Information content of the parity-violating asymmetry in $^{208}$Pb

TL;DR

This study analyzes the parity-violating asymmetry in lead-208 using advanced nuclear models, quantifies uncertainties, and predicts related nuclear properties, providing insights consistent with astrophysical data and upcoming calcium-48 measurements.

Contribution

It introduces a comprehensive approach combining relativistic and non-relativistic functionals to assess and predict parity-violating asymmetry and related nuclear properties with quantified uncertainties.

Findings

Predicted neutron skin thickness in $^{208}$Pb: 0.19±0.02 fm

Estimated symmetry-energy slope L: 54±8 MeV

Results align with astrophysical data and differ from some previous models.

Abstract

The parity violating asymmetry $A_{PV}$ in $^{208}$Pb, recently measured by the PREX-2 collaboration, is studied using modern relativistic (covariant) and non-relativistic energy density functionals. We first assess the theoretical uncertainty on $A_{PV}$ which is intrinsic to the adopted approach.

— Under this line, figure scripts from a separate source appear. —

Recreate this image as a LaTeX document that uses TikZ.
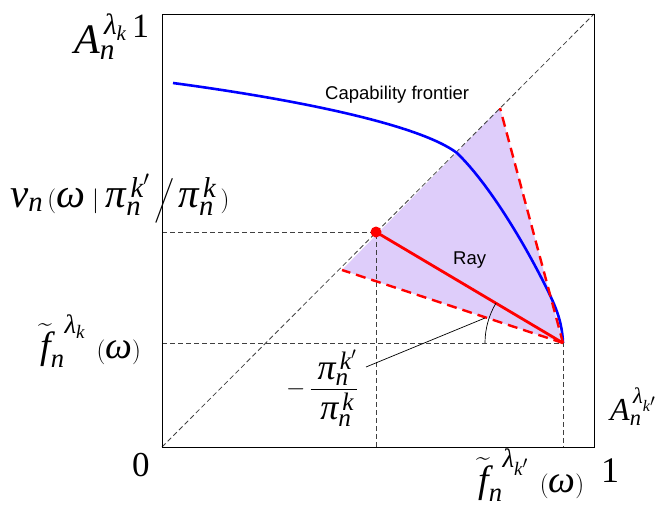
\documentclass[tikz,border=0pt]{standalone}
\usepackage{amsmath}
\usepackage[no-math]{fontspec}
\setmainfont{Liberation Serif}
\newfontfamily\sansf{Liberation Sans}
\newcommand{\mi}[1]{\text{\itshape #1}}
\definecolor{lav}{RGB}{222,205,250}
\begin{document}
\begin{tikzpicture}[x=1pt,y=-1pt,
  guide/.style={draw=black!75, line width=0.8pt, dash pattern=on 5pt off 3pt},
  reddash/.style={draw=red, line width=2.4pt, dash pattern=on 10pt off 6pt},
  lbl/.style={inner sep=0pt, font=\fontsize{#1}{#1}\selectfont},
  sans/.style={inner sep=0pt, font=\sansf\fontsize{18.5}{20}\selectfont}]
\useasboundingbox (0,0) rectangle (660,506);
% key points
\coordinate (O) at (162,447);
\coordinate (TR) at (594,14);
\coordinate (V) at (563,343);
\coordinate (T) at (500,108);
\coordinate (L) at (342,270);
\coordinate (P) at (376,232);
\coordinate (PL) at (162,232);
\coordinate (PB) at (376,447);
\coordinate (VL) at (162,343);
\coordinate (VB) at (563,447);
\coordinate (LS) at (366,367);
\coordinate (LE) at (485,318);
\coordinate (C0) at (173,83);
\coordinate (C1) at (457,153);
\coordinate (C2) at (545,285);
% fill
\fill[lav] (V) -- (T) -- (L) -- cycle;
% guides
\draw[guide] (O) -- (TR);
\draw[guide] (PL) -- (P) -- (PB);
\draw[guide] (VL) -- (V) -- (VB);
% capability frontier
\draw[blue, line width=2.6pt] (C0) .. controls (300,100) and (420,125) .. (C1)
  .. controls (490,185) and (525,245) .. (C2)
  .. controls (555,305) and (562,320) .. (V);
% red lines
\draw[reddash] (V) -- (T);
\draw[reddash] (V) -- (L);
\draw[red, line width=2.8pt] (V) -- (P);
\fill[red] (P) circle[radius=5.5pt];
% angle
\draw[black, line width=0.7pt] (485,343) arc[start angle=180, end angle=149.3, radius=78pt];
\draw[black, line width=0.7pt] (LS) -- (LE);
% box
\draw[black, line width=0.9pt] (O) rectangle (TR);
% labels
\node[lbl=42, anchor=base west] (atop) at (74,53) {$\mi{A}_{\mi{n}}^{\,\mi{λ}_{\mi{k}}}$};
\node[lbl=34, anchor=base west] (onetop) at (132,37) {1};
\node[lbl=41, anchor=base west] (nu) at (10,207) {$\mi{ν}_{\mi{n}}\,(\mi{ω}\;|\;\mi{π}_{\mi{n}}^{\,\mi{k}'}\,\Big/\,\mi{π}_{\mi{n}}^{\,\mi{k}}\,)$};
\node[lbl=38, anchor=base west] (fl) at (40,358) {$\widetilde{\mi{f}}_{\mi{n}}^{\;\;\mi{λ}_{\mi{k}}}\;\,(\mi{ω})$};
\node[lbl=35, anchor=base west] (zero) at (132,476) {0};
\node[lbl=32, anchor=base west] (aright) at (610,420) {$\mi{A}_{\mi{n}}^{\,\mi{λ}_{\mi{k}'}}$};
\node[lbl=38, anchor=base west] (fb) at (478,492) {$\widetilde{\mi{f}}_{\mi{n}}^{\;\;\mi{λ}_{\mi{k}'}}\;\,(\mi{ω})$};
\node[lbl=36, anchor=base west] (onebot) at (601,482) {1};
\node[lbl=36, anchor=center] (frac) at (322,388) {$-\,\dfrac{\;\mi{π}_{\mi{n}}^{\,\mi{k}'}}{\;\mi{π}_{\mi{n}}^{\,\mi{k}}}$};
\node[sans, anchor=base west] (cap) at (325,99) {Capability frontier};
\node[sans, anchor=base west] (ray) at (453,264) {Ray};
\end{tikzpicture}
\end{document}
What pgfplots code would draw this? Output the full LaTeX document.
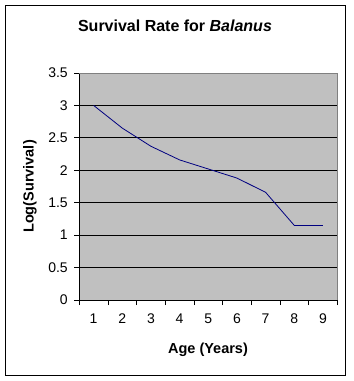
\documentclass[border=0pt]{standalone}
\usepackage{pgfplots}
\pgfplotsset{compat=1.18}
\usepackage{fontspec}
\setmainfont{Liberation Sans}
\definecolor{plotgray}{HTML}{C0C0C0}
\definecolor{navyline}{HTML}{000080}
\begin{document}
\begin{tikzpicture}[x=1pt,y=1pt]
\path[use as bounding box] (0,0) rectangle (354,381);
\draw[black, line width=1pt] (5.5,5.5) rectangle (345.5,375.5);
\node[font=\fontsize{16}{18}\selectfont\bfseries] at (175,355) {Survival Rate for \textit{Balanus}};
\node[font=\fontsize{14.5}{16}\selectfont\bfseries, rotate=90] at (30,194.5) {Log(Survival)};
\node[font=\fontsize{14.5}{16}\selectfont\bfseries] at (208,31) {Age (Years)};
\begin{axis}[
  at={(79.3pt,81pt)}, anchor=south west,
  scale only axis, width=258pt, height=227pt,
  xmin=0.5, xmax=9.5, ymin=0, ymax=3.5,
  axis background/.style={fill=plotgray},
  axis x line*=bottom, axis y line*=left,
  axis line style={black, line width=0.8pt, -},
  ytick={0,0.5,...,3.5},
  ymajorgrids, grid style={black, line width=0.8pt},
  xtick={0.5,1.5,...,9.5}, xticklabels={},
  extra x ticks={1,...,9},
  extra x tick labels={1,2,3,4,5,6,7,8,9},
  extra x tick style={major tick length=0pt, grid=none},
  tick align=outside, major tick length=5pt,
  tick style={black, line width=0.8pt},
  ticklabel style={font=\fontsize{14}{16}\selectfont},
  /pgf/number format/assume math mode=true,
  yticklabel style={xshift=-3pt},
  xticklabel style={yshift=-10pt},
  clip=false,
]
\draw[gray, line width=0.8pt] (axis cs:0.5,3.5) -- (axis cs:9.5,3.5) -- (axis cs:9.5,0);
\addplot[navyline, line width=0.8pt, mark=none] coordinates {
(1,3.00) (2,2.65) (3,2.37) (4,2.16) (5,2.02) (6,1.88) (7,1.66) (8,1.15) (9,1.15)
};
\end{axis}
\end{tikzpicture}
\end{document}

To this end, we use quantified functionals that are able to accommodate our previous knowledge on nuclear observables such as binding energies, charge radii, and the dipole polarizability $\alpha_D$ of $^{208}$Pb. We then add the quantified value of $A_{PV}$ together with $\alpha_D$ to our calibration dataset to optimize new functionals. Based on these results, we predict a neutron skin thickness in $^{208}$Pb $r_\mathrm{skin} =0.19\pm 0.02$\,fm and the symmetry-energy slope $L=54\pm 8$\,MeV. These values are consistent with other estimates based on astrophysical data and are significantly lower than those recently reported using a particular set of relativistic energy density functionals. We also make a prediction for the $A_{PV}$ value in $^{48}$Ca that will be soon available from the CREX measurement.